### Dataset extract
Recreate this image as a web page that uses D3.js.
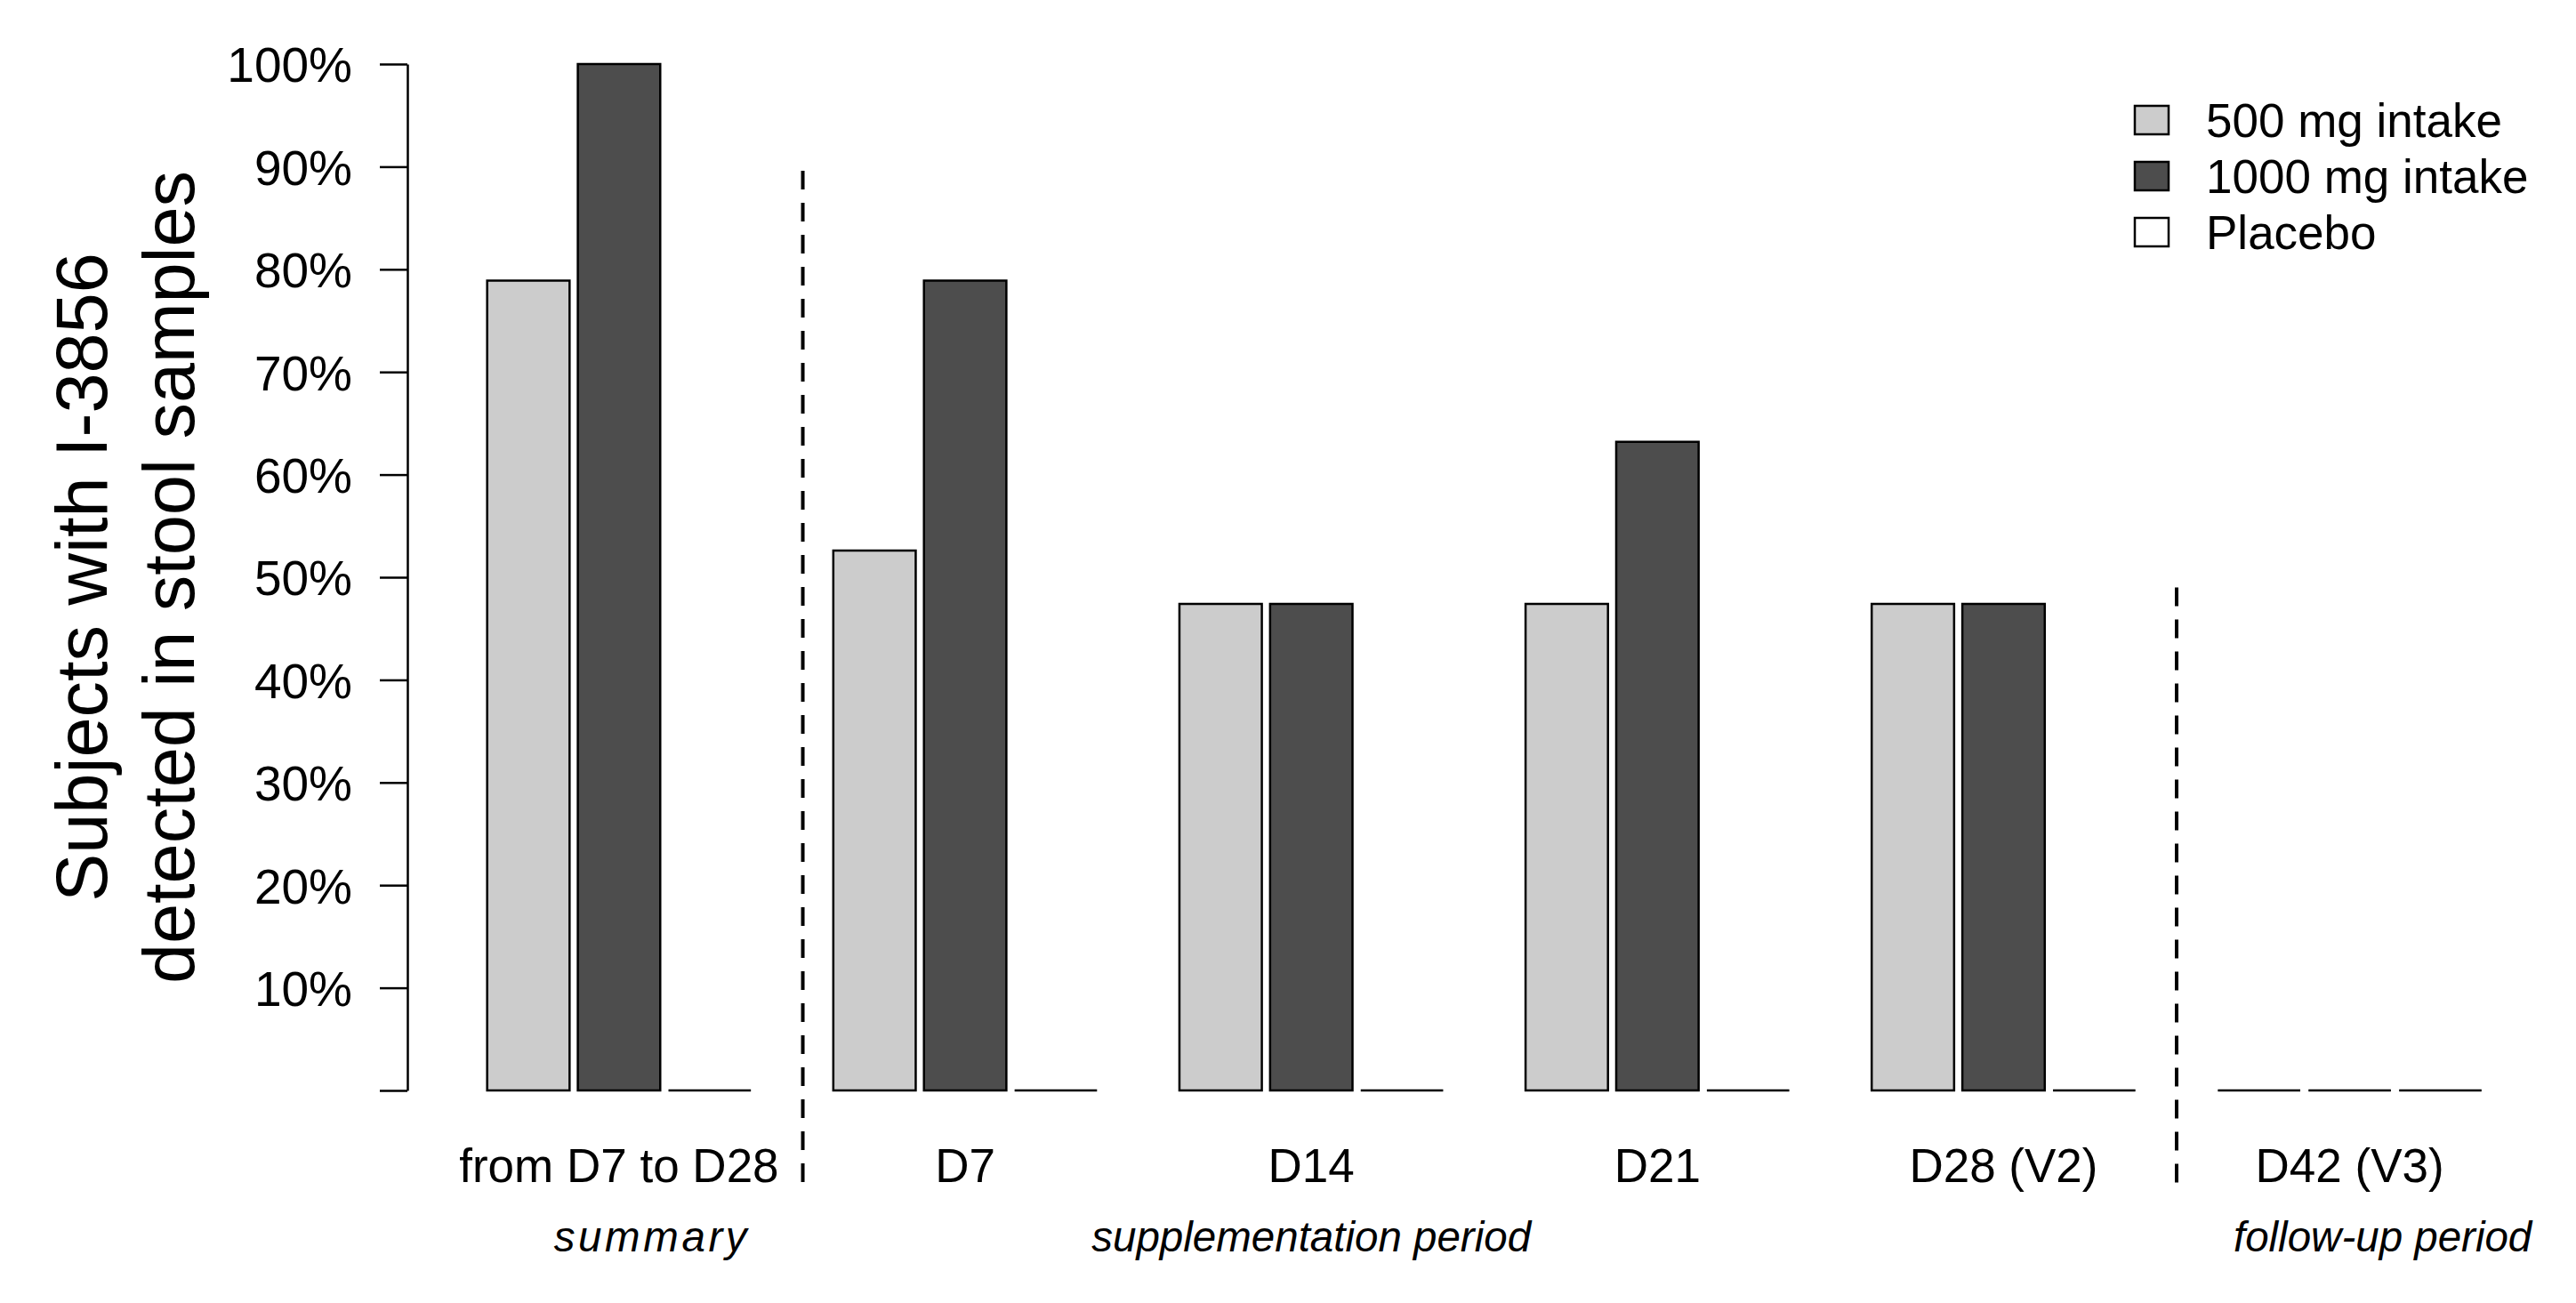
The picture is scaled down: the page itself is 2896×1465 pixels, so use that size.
<!DOCTYPE html>
<html>
<head>
<meta charset="utf-8">
<script src="https://cdn.jsdelivr.net/npm/d3@7"></script>
<style>
  html, body { margin: 0; padding: 0; background: #fff; }
  svg { display: block; }
  text { font-family: 'Liberation Sans', Arial, sans-serif; fill: #000; }
</style>
</head>
<body>
<svg id="chart"></svg>
<script>
// values (n = 19 per group)
const categories = ['from D7 to D28', 'D7', 'D14', 'D21', 'D28 (V2)', 'D42 (V3)'];
const seriesNames = ['500 mg intake', '1000 mg intake', 'Placebo'];
const seriesColors = ['#cccccc', '#4d4d4d', '#ffffff'];
const dose500 = [0.789, 0.526, 0.474, 0.474, 0.474, 0];
const dose1000 = [1.0, 0.789, 0.474, 0.632, 0.474, 0];
const placebo = [0, 0, 0, 0, 0, 0];
const yTicks = [0, 0.1, 0.2, 0.3, 0.4, 0.5, 0.6, 0.7, 0.8, 0.9, 1.0];

// period captions and separators, in bar units (R barplot coordinates)
const periodLabels = ['summary', 'supplementation period', 'follow-up period'];
const periodAt = [3, 11, 24];
const separatorAt = [4.83, 21.5];
const separatorTop = [0.896, 0.49];
const separatorBottom = -0.092;

const width = 2896;
const height = 1465;

const svg = d3.select('#chart')
  .attr('width', width)
  .attr('height', height);

// barplot layout: bar width 1, space 0.1 inside a group, 1 between groups
const groupStep = 3 * 1 + 2 * 0.1 + 1;
const groupStart = g => 1 + g * groupStep;
const unitMax = groupStart(categories.length - 1) + 3.2;
const pad = (unitMax - 1) * 0.04;

const x = d3.scaleLinear()
  .domain([1 - pad, unitMax + pad])
  .range([458, 458 + (unitMax - 1 + 2 * pad) * 92.65]);

const y = d3.scaleLinear()
  .domain([0, 1])
  .range([1226, 72]);

const bars = [];
[dose500, dose1000, placebo].forEach((vals, s) => {
  vals.forEach((v, g) => {
    const left = groupStart(g) + s * 1.1;
    bars.push({ g, s, v, left, right: left + 1 });
  });
});

// bars (paths so zero-height bars still show as a line)
svg.append('g')
  .selectAll('path')
  .data(bars)
  .enter().append('path')
  .attr('d', d => `M${x(d.left)},${y(0)}V${y(d.v)}H${x(d.right)}V${y(0)}Z`)
  .attr('fill', d => seriesColors[d.s])
  .attr('stroke', '#000')
  .attr('stroke-width', 2.5);

// y axis
const yAxis = d3.axisLeft(y)
  .tickValues(yTicks)
  .tickSize(31)
  .tickSizeOuter(0)
  .tickPadding(31)
  .tickFormat(d => (d === 0 ? '' : `${Math.round(d * 100)}%`));

const axisG = svg.append('g')
  .attr('transform', `translate(${x(1 - pad)},0)`)
  .call(yAxis);
axisG.select('.domain').attr('stroke', '#000').attr('stroke-width', 2.5);
axisG.selectAll('.tick line').attr('stroke', '#000').attr('stroke-width', 2.5);
axisG.selectAll('.tick text')
  .attr('font-family', "'Liberation Sans', Arial, sans-serif")
  .attr('font-size', 55)
  .attr('dy', '0.36em')
  .attr('fill', '#000');

// y axis title, two lines
const titleG = svg.append('g')
  .attr('transform', `translate(0,${(y(0) + y(1)) / 2}) rotate(-90)`);
['Subjects with I-3856', 'detected in stool samples'].forEach((t, i) => {
  titleG.append('text')
    .attr('x', 0)
    .attr('y', i === 0 ? 120 : 218)
    .attr('text-anchor', 'middle')
    .attr('font-size', 81)
    .text(t);
});

// category labels
svg.append('g')
  .selectAll('text')
  .data(categories)
  .enter().append('text')
  .attr('x', (d, g) => x(groupStart(g) + 1.6))
  .attr('y', 1329)
  .attr('text-anchor', 'middle')
  .attr('font-size', 53)
  .text(d => d);

// period captions
svg.append('g')
  .selectAll('text')
  .data(periodLabels)
  .enter().append('text')
  .attr('x', (d, i) => x(periodAt[i]))
  .attr('y', 1407)
  .attr('text-anchor', 'middle')
  .attr('font-size', 47.5)
  .attr('font-style', 'italic')
  .attr('letter-spacing', d => (d === 'summary' ? 3.6 : 0))
  .text(d => d);

// dashed separators
svg.append('g')
  .selectAll('line')
  .data(separatorAt)
  .enter().append('line')
  .attr('x1', d => x(d))
  .attr('x2', d => x(d))
  .attr('y1', (d, i) => y(separatorTop[i]))
  .attr('y2', y(separatorBottom))
  .attr('stroke', '#000')
  .attr('stroke-width', 4)
  .attr('stroke-dasharray', '21,15');

// legend
const legend = svg.append('g')
  .attr('transform', 'translate(2400,135)');
const item = legend.selectAll('g')
  .data(seriesNames)
  .enter().append('g')
  .attr('transform', (d, i) => `translate(0,${i * 63})`);
item.append('rect')
  .attr('x', 0)
  .attr('y', -16)
  .attr('width', 38)
  .attr('height', 32)
  .attr('fill', (d, i) => seriesColors[i])
  .attr('stroke', '#000')
  .attr('stroke-width', 2.5);
item.append('text')
  .attr('x', 80)
  .attr('y', 19)
  .attr('font-size', 53)
  .text(d => d);
</script>
</body>
</html>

### Set exercise
Restate the data above word for word. Do not include the images.

### Solution to this problem
Recreate this image as a web page that uses D3.js.
The picture is scaled down: the page itself is 2896×1465 pixels, so use that size.
<!DOCTYPE html>
<html>
<head>
<meta charset="utf-8">
<script src="https://cdn.jsdelivr.net/npm/d3@7"></script>
<style>
  html, body { margin: 0; padding: 0; background: #fff; }
  svg { display: block; }
  text { font-family: 'Liberation Sans', Arial, sans-serif; fill: #000; }
</style>
</head>
<body>
<svg id="chart"></svg>
<script>
// values (n = 19 per group)
const categories = ['from D7 to D28', 'D7', 'D14', 'D21', 'D28 (V2)', 'D42 (V3)'];
const seriesNames = ['500 mg intake', '1000 mg intake', 'Placebo'];
const seriesColors = ['#cccccc', '#4d4d4d', '#ffffff'];
const dose500 = [0.789, 0.526, 0.474, 0.474, 0.474, 0];
const dose1000 = [1.0, 0.789, 0.474, 0.632, 0.474, 0];
const placebo = [0, 0, 0, 0, 0, 0];
const yTicks = [0, 0.1, 0.2, 0.3, 0.4, 0.5, 0.6, 0.7, 0.8, 0.9, 1.0];

// period captions and separators, in bar units (R barplot coordinates)
const periodLabels = ['summary', 'supplementation period', 'follow-up period'];
const periodAt = [3, 11, 24];
const separatorAt = [4.83, 21.5];
const separatorTop = [0.896, 0.49];
const separatorBottom = -0.092;

const width = 2896;
const height = 1465;

const svg = d3.select('#chart')
  .attr('width', width)
  .attr('height', height);

// barplot layout: bar width 1, space 0.1 inside a group, 1 between groups
const groupStep = 3 * 1 + 2 * 0.1 + 1;
const groupStart = g => 1 + g * groupStep;
const unitMax = groupStart(categories.length - 1) + 3.2;
const pad = (unitMax - 1) * 0.04;

const x = d3.scaleLinear()
  .domain([1 - pad, unitMax + pad])
  .range([458, 458 + (unitMax - 1 + 2 * pad) * 92.65]);

const y = d3.scaleLinear()
  .domain([0, 1])
  .range([1226, 72]);

const bars = [];
[dose500, dose1000, placebo].forEach((vals, s) => {
  vals.forEach((v, g) => {
    const left = groupStart(g) + s * 1.1;
    bars.push({ g, s, v, left, right: left + 1 });
  });
});

// bars (paths so zero-height bars still show as a line)
svg.append('g')
  .selectAll('path')
  .data(bars)
  .enter().append('path')
  .attr('d', d => `M${x(d.left)},${y(0)}V${y(d.v)}H${x(d.right)}V${y(0)}Z`)
  .attr('fill', d => seriesColors[d.s])
  .attr('stroke', '#000')
  .attr('stroke-width', 2.5);

// y axis
const yAxis = d3.axisLeft(y)
  .tickValues(yTicks)
  .tickSize(31)
  .tickSizeOuter(0)
  .tickPadding(31)
  .tickFormat(d => (d === 0 ? '' : `${Math.round(d * 100)}%`));

const axisG = svg.append('g')
  .attr('transform', `translate(${x(1 - pad)},0)`)
  .call(yAxis);
axisG.select('.domain').attr('stroke', '#000').attr('stroke-width', 2.5);
axisG.selectAll('.tick line').attr('stroke', '#000').attr('stroke-width', 2.5);
axisG.selectAll('.tick text')
  .attr('font-family', "'Liberation Sans', Arial, sans-serif")
  .attr('font-size', 55)
  .attr('dy', '0.36em')
  .attr('fill', '#000');

// y axis title, two lines
const titleG = svg.append('g')
  .attr('transform', `translate(0,${(y(0) + y(1)) / 2}) rotate(-90)`);
['Subjects with I-3856', 'detected in stool samples'].forEach((t, i) => {
  titleG.append('text')
    .attr('x', 0)
    .attr('y', i === 0 ? 120 : 218)
    .attr('text-anchor', 'middle')
    .attr('font-size', 81)
    .text(t);
});

// category labels
svg.append('g')
  .selectAll('text')
  .data(categories)
  .enter().append('text')
  .attr('x', (d, g) => x(groupStart(g) + 1.6))
  .attr('y', 1329)
  .attr('text-anchor', 'middle')
  .attr('font-size', 53)
  .text(d => d);

// period captions
svg.append('g')
  .selectAll('text')
  .data(periodLabels)
  .enter().append('text')
  .attr('x', (d, i) => x(periodAt[i]))
  .attr('y', 1407)
  .attr('text-anchor', 'middle')
  .attr('font-size', 47.5)
  .attr('font-style', 'italic')
  .attr('letter-spacing', d => (d === 'summary' ? 3.6 : 0))
  .text(d => d);

// dashed separators
svg.append('g')
  .selectAll('line')
  .data(separatorAt)
  .enter().append('line')
  .attr('x1', d => x(d))
  .attr('x2', d => x(d))
  .attr('y1', (d, i) => y(separatorTop[i]))
  .attr('y2', y(separatorBottom))
  .attr('stroke', '#000')
  .attr('stroke-width', 4)
  .attr('stroke-dasharray', '21,15');

// legend
const legend = svg.append('g')
  .attr('transform', 'translate(2400,135)');
const item = legend.selectAll('g')
  .data(seriesNames)
  .enter().append('g')
  .attr('transform', (d, i) => `translate(0,${i * 63})`);
item.append('rect')
  .attr('x', 0)
  .attr('y', -16)
  .attr('width', 38)
  .attr('height', 32)
  .attr('fill', (d, i) => seriesColors[i])
  .attr('stroke', '#000')
  .attr('stroke-width', 2.5);
item.append('text')
  .attr('x', 80)
  .attr('y', 19)
  .attr('font-size', 53)
  .text(d => d);
</script>
</body>
</html>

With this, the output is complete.